“If you let your head get too big, it’ll break your neck.”
― Elvis Presley
This series explores the common, but painful, issue of companies that have lost control over their Engineering team. In the previous post, I introduced an example project that made it to the end only to discover that the system was completely unusable. In this post, we’ll explore another shark jumping project.
Death by scale [1]
Our next example presents finished software that is unusable in a different way – it collapses under the weight of real-world usage. I’m guessing that many of you have lived this one first hand.
This particular project was going to revolutionize the lives of mobile phone users. In the pre-smartphone days, mobile carriers were trying to figure out how to provide customized experiences to their subscribers, such as sports scores and stock market data. To keep track of what was interesting to each subscriber, the new system would need store a myriad of profile data (favorite sports teams, stocks the user was interested in, their horoscope sign, etc.). From this data, the system could serve up personalized text messages (in an era when – believe it or not – they charged you for each one).
The system was well-specified and the Engineering team spent a lot of time designing the architecture of the system so that they could modify it easily in the future. Everyone agreed it was one of the best systems they had worked on – the code was absolutely beautiful. They tested it with a lot of Mickey Mouse data (literally – most of the test accounts had names from various cartoon characters). Although the Engineers knew that the system would be used by large mobile phone carriers, they didn’t have time to create a large set of test data to see what would happen when there were thousands or millions of records.
In preparation for the system going live, the team migrated data from the carrier’s previous system to seed the database with a list of all subscribers – 20 million in all. Somewhere in the process, the database hit a physical limit and crashed. The database vendor – a huge long-standing technology company – reluctantly admitted that their database couldn’t hold a table that large (there were about 1,000 rows per subscriber for a total of 20 billion rows of data). The team tried again with smaller and smaller sets of data, finally deciding to only convert a small portion of the subscribers. The database didn’t implode this time, but the response time for requests to the system was so huge that a single request into the system took 30 seconds. Even with a small fraction of the actual data, the system couldn’t cut it.
The team had to go back to the drawing board. It took several months to come up with a performant solution. In the meantime, the customer lost faith in the project and it never saw the light of day.
What went wrong?
In this example, the team got to the end with a system that was not ready to handle anything like the real-world scale that got thrown at it.
If we understand our customer, we understand their real-world needs. We know what real data looks like AND what volumes and response times we need to achieve.
The Customer Membrane includes, as part of Customer Needs and Requirements, non-functional requirements for performance and expected system volumes.

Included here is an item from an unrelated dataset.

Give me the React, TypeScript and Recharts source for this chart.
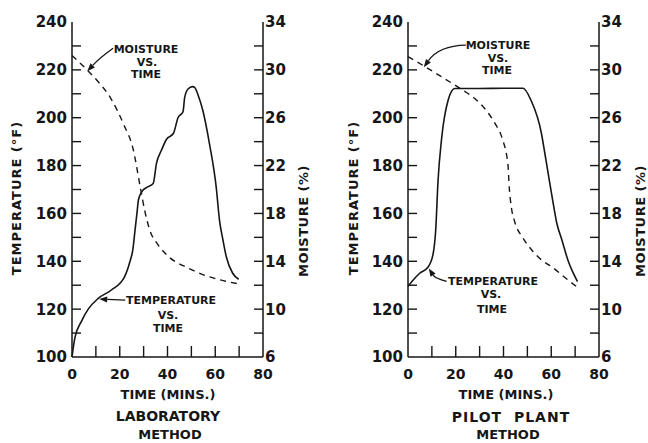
import React from "react";
import { LineChart, Line, XAxis, YAxis, ReferenceLine } from "recharts";

// ── Axis ticks (minor ticks carry no label) ──
const timeTicks = [0, 10, 20, 30, 40, 50, 60, 70, 80];
const tempTicks = [100, 110, 120, 130, 140, 150, 160, 170, 180, 190, 200, 210, 220, 230, 240];
const moistureTicks = [6, 8, 10, 12, 14, 16, 18, 20, 22, 24, 26, 28, 30, 32, 34];

// ── Laboratory method: [time (min), value] ──
const labTemperature: [number, number][] = [
  [0, 100], [1.2, 108], [4, 115], [6.8, 120], [11, 124.5], [16.5, 128], [22, 133.5],
  [24.3, 140], [25.5, 145], [26.4, 153], [27.3, 161], [27.8, 165.5], [29.2, 169],
  [31.5, 171], [34, 172.5], [35.4, 181], [37.5, 186.5], [39.6, 191], [42.5, 193.5],
  [44.4, 200], [46.5, 202.5], [47.2, 208.5], [48.6, 212], [50.5, 213], [51.5, 212.5],
  [52.8, 209.5], [54.8, 203], [57.6, 189], [60.4, 171], [61.8, 157], [63.2, 149],
  [64.6, 142], [67.3, 135], [69.8, 132.5],
];
const labMoisture: [number, number][] = [
  [0, 31.2], [6.3, 30], [11, 29], [16, 27.7], [21.5, 25.5], [25.7, 23.3], [28.5, 20.3],
  [30.5, 18.2], [32.6, 16.6], [36, 15.4], [41, 14.3], [48, 13.5], [56, 12.8], [63, 12.4],
  [70, 12.1],
];

// ── Pilot plant method ──
const pilotTemperature: [number, number][] = [
  [0, 129.5], [2, 132], [4.9, 135], [8.4, 137.6], [10.5, 143], [11.6, 153], [12.6, 174],
  [14, 190.6], [16.8, 207.3], [19.6, 212.2], [30, 212.2], [40, 212.3], [48.2, 212.3],
  [51.5, 207.3], [55.9, 193.4], [57.1, 186.4], [58.5, 178], [60.6, 165.5], [62.3, 156],
  [64.5, 148.8], [67, 140.4], [71, 131.5],
];
const pilotMoisture: [number, number][] = [
  [0, 31.1], [7.7, 30.2], [15, 29.3], [23, 28.3], [28, 27.6], [32.8, 26.6], [36.5, 25.5],
  [39.4, 24.3], [41.9, 22], [42.3, 20.5], [43.3, 18.5], [44.7, 17.3], [48, 16], [52, 14.9],
  [56, 14.1], [60.5, 13.5], [66, 12.6], [70.5, 11.9],
];

// ── Annotation arrows: [fromTime, fromTemp, toTime, toTemp, bend] ──
const labArrows: [number, number, number, number, number][] = [
  [17.2, 229, 6.4, 219.4, 0.05],
  [22.3, 123.8, 11.4, 124.2, 0],
];
const pilotArrows: [number, number, number, number, number][] = [
  [24.2, 230.3, 6.6, 221.1, 0.25],
  [16.2, 131.6, 8.7, 137, -0.2],
];

const INK = "#161616";
const FONT = "'DejaVu Sans', sans-serif";
const LABEL_SIZE = 15;
const X_LABEL_SIZE = 14;
const TICK_LEN = 9;

const toRows = (pts: [number, number][]) => pts.map(([t, v]) => ({ t, v }));

// Inward-pointing ticks. tickSize/tickMargin are 0, so (x, y) is the point on
// the axis line itself; the mark and the label are drawn from there.
type Side = "bottom" | "top" | "left" | "right";
function makeTick(side: Side, ends: [number, number], labelled: (v: number) => boolean) {
  return (p: any) => {
    const x = Number(p.x), y = Number(p.y);
    const v = Number(p.payload?.value);
    const inner = v !== ends[0] && v !== ends[1];
    const show = labelled(v);
    const txt = { fontSize: LABEL_SIZE, fontWeight: 700, fill: INK, fontFamily: FONT } as const;
    if (side === "bottom") {
      return (
        <g>
          {inner && <line x1={x} y1={y} x2={x} y2={y - TICK_LEN - 2} stroke={INK} strokeWidth={1.4} />}
          {show && (
            <text x={x} y={y + 22} textAnchor="middle" {...txt} fontSize={X_LABEL_SIZE}>
              {v}
            </text>
          )}
        </g>
      );
    }
    if (side === "top") {
      return <g>{inner && <line x1={x} y1={y} x2={x} y2={y + TICK_LEN} stroke={INK} strokeWidth={1.4} />}</g>;
    }
    if (side === "left") {
      return (
        <g>
          {inner && <line x1={x} y1={y} x2={x + TICK_LEN} y2={y} stroke={INK} strokeWidth={1.4} />}
          {show && <text x={x - 5} y={y} dy="0.36em" textAnchor="end" {...txt}>{v}</text>}
        </g>
      );
    }
    return (
      <g>
        {inner && <line x1={x} y1={y} x2={x - TICK_LEN} y2={y} stroke={INK} strokeWidth={1.4} />}
        {show && <text x={x + 2} y={y} dy="0.36em" textAnchor="start" {...txt}>{v}</text>}
      </g>
    );
  };
}

// Curved leader with a filled arrowhead, drawn from the ReferenceLine endpoints.
function arrowShape(bend: number) {
  return (p: any) => {
    const x1 = Number(p.x1), y1 = Number(p.y1), x2 = Number(p.x2), y2 = Number(p.y2);
    if (![x1, y1, x2, y2].every(isFinite)) return <g />;
    const dx = x2 - x1, dy = y2 - y1;
    const cx = (x1 + x2) / 2 - dy * bend;
    const cy = (y1 + y2) / 2 + dx * bend;
    const ax = x2 - cx, ay = y2 - cy;
    const len = Math.hypot(ax, ay) || 1;
    const ux = ax / len, uy = ay / len;
    const hl = 8, hw = 3;
    const bx = x2 - ux * hl, by = y2 - uy * hl;
    const head = `${x2},${y2} ${bx - uy * hw},${by + ux * hw} ${bx + uy * hw},${by - ux * hw}`;
    return (
      <g>
        <path d={`M${x1},${y1} Q${cx},${cy} ${bx},${by}`} fill="none" stroke={INK} strokeWidth={1.3} />
        <polygon points={head} fill={INK} />
      </g>
    );
  };
}

interface PanelProps {
  width: number;
  margin: { top: number; right: number; bottom: number; left: number };
  temperature: [number, number][];
  moisture: [number, number][];
  arrows: [number, number, number, number, number][];
}

function Panel({ width, margin, temperature, moisture, arrows }: PanelProps) {
  const axisCommon = { stroke: INK, strokeWidth: 1.5, tickLine: false, tickSize: 0, tickMargin: 0, interval: 0 as const };
  return (
    <LineChart width={width} height={443} margin={margin}>
      <XAxis
        xAxisId="b"
        dataKey="t"
        type="number"
        domain={[0, 80]}
        ticks={timeTicks}
        height={30}
        tick={makeTick("bottom", [0, 80], (v) => v % 20 === 0)}
        {...axisCommon}
      />
      <XAxis
        xAxisId="top"
        orientation="top"
        dataKey="t"
        type="number"
        domain={[0, 80]}
        ticks={timeTicks}
        height={0}
        tick={makeTick("top", [0, 80], () => false)}
        {...axisCommon}
      />
      <YAxis
        yAxisId="t"
        type="number"
        domain={[100, 240]}
        ticks={tempTicks}
        width={45}
        tick={makeTick("left", [100, 240], (v) => v % 20 === 0)}
        {...axisCommon}
      />
      <YAxis
        yAxisId="m"
        orientation="right"
        type="number"
        domain={[6, 34]}
        ticks={moistureTicks}
        width={45}
        tick={makeTick("right", [6, 34], (v) => (v - 6) % 4 === 0)}
        {...axisCommon}
      />
      <Line
        xAxisId="b"
        yAxisId="t"
        data={toRows(temperature)}
        dataKey="v"
        type="monotone"
        stroke={INK}
        strokeWidth={1.6}
        dot={false}
        isAnimationActive={false}
      />
      <Line
        xAxisId="b"
        yAxisId="m"
        data={toRows(moisture)}
        dataKey="v"
        type="monotone"
        stroke={INK}
        strokeWidth={1.4}
        strokeDasharray="6 5"
        dot={false}
        isAnimationActive={false}
      />
      {arrows.map(([t1, v1, t2, v2, bend], i) => (
        <ReferenceLine
          key={i}
          xAxisId="b"
          yAxisId="t"
          segment={[{ x: t1, y: v1 }, { x: t2, y: v2 }]}
          shape={arrowShape(bend)}
        />
      ))}
    </LineChart>
  );
}

function Note({
  x, y, size = 11, ls = 0, rotate = false, children,
}: { x: number; y: number; size?: number; ls?: number; rotate?: boolean; children: React.ReactNode }) {
  return (
    <div
      style={{
        position: "absolute",
        left: x,
        top: y,
        transform: `translate(-50%, -50%)${rotate ? " rotate(-90deg)" : ""}`,
        fontSize: size,
        fontWeight: 700,
        letterSpacing: ls,
        lineHeight: 1,
        whiteSpace: "nowrap",
        color: INK,
      }}
    >
      {children}
    </div>
  );
}

export default function App() {
  return (
    <div
      style={{
        position: "absolute",
        left: 0,
        top: 0,
        width: 648,
        height: 443,
        background: "#fff",
        fontFamily: FONT,
        overflow: "hidden",
      }}
    >
      <div style={{ position: "absolute", left: 0, top: 0 }}>
        <Panel
          width={330}
          margin={{ top: 22, right: 22, bottom: 56, left: 27 }}
          temperature={labTemperature}
          moisture={labMoisture}
          arrows={labArrows}
        />
      </div>
      <div style={{ position: "absolute", left: 330, top: 0 }}>
        <Panel
          width={318}
          margin={{ top: 22, right: 4, bottom: 56, left: 33 }}
          temperature={pilotTemperature}
          moisture={pilotMoisture}
          arrows={pilotArrows}
        />
      </div>

      {/* axis titles */}
      <Note x={16} y={198} size={13} ls={1} rotate>TEMPERATURE (°F)</Note>
      <Note x={303} y={221} size={13} ls={0.5} rotate>MOISTURE (%)</Note>
      <Note x={353} y={198} size={13} ls={1} rotate>TEMPERATURE (°F)</Note>
      <Note x={640} y={221} size={13} ls={0.5} rotate>MOISTURE (%)</Note>

      <Note x={168} y={394} size={13}>TIME (MINS.)</Note>
      <Note x={168} y={416} size={14}>LABORATORY</Note>
      <Note x={170} y={434} size={13}>METHOD</Note>
      <Note x={506} y={394} size={13}>TIME (MINS.)</Note>
      <Note x={511} y={417} size={14} ls={1}>PILOT&nbsp;&nbsp;PLANT</Note>
      <Note x={508} y={434} size={13}>METHOD</Note>

      {/* curve annotations */}
      <Note x={146} y={49} size={11}>MOISTURE</Note>
      <Note x={147} y={62} size={11}>VS.</Note>
      <Note x={146} y={74} size={11}>TIME</Note>
      <Note x={171} y={300} size={11}>TEMPERATURE</Note>
      <Note x={168} y={315} size={11}>VS.</Note>
      <Note x={168} y={328} size={11}>TIME</Note>

      <Note x={498} y={45} size={11}>MOISTURE</Note>
      <Note x={498} y={58} size={11}>VS.</Note>
      <Note x={497} y={70} size={11}>TIME</Note>
      <Note x={493} y={281} size={11}>TEMPERATURE</Note>
      <Note x={491} y={294} size={11}>VS.</Note>
      <Note x={492} y={309} size={11}>TIME</Note>
    </div>
  );
}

Like security, performance and scale are often assumed or implied but are amongst the most important requirements for the customer. There are many performant but highly imperfect systems that users grow to love [2]. There are no systems that are not performant, no matter how awesome otherwise, that endear themselves to users.
In the next post, I’ll share a final example and analyze it using the model. I look forward to viewing your comments.
This post is based on or excerpted from the upcoming book “De-Engineering the Corporation” by Darryl Ricker
Footnotes:
[1] For the record, I’m not talking about my latest dieting efforts.
[2] or at least tolerate with some light affection.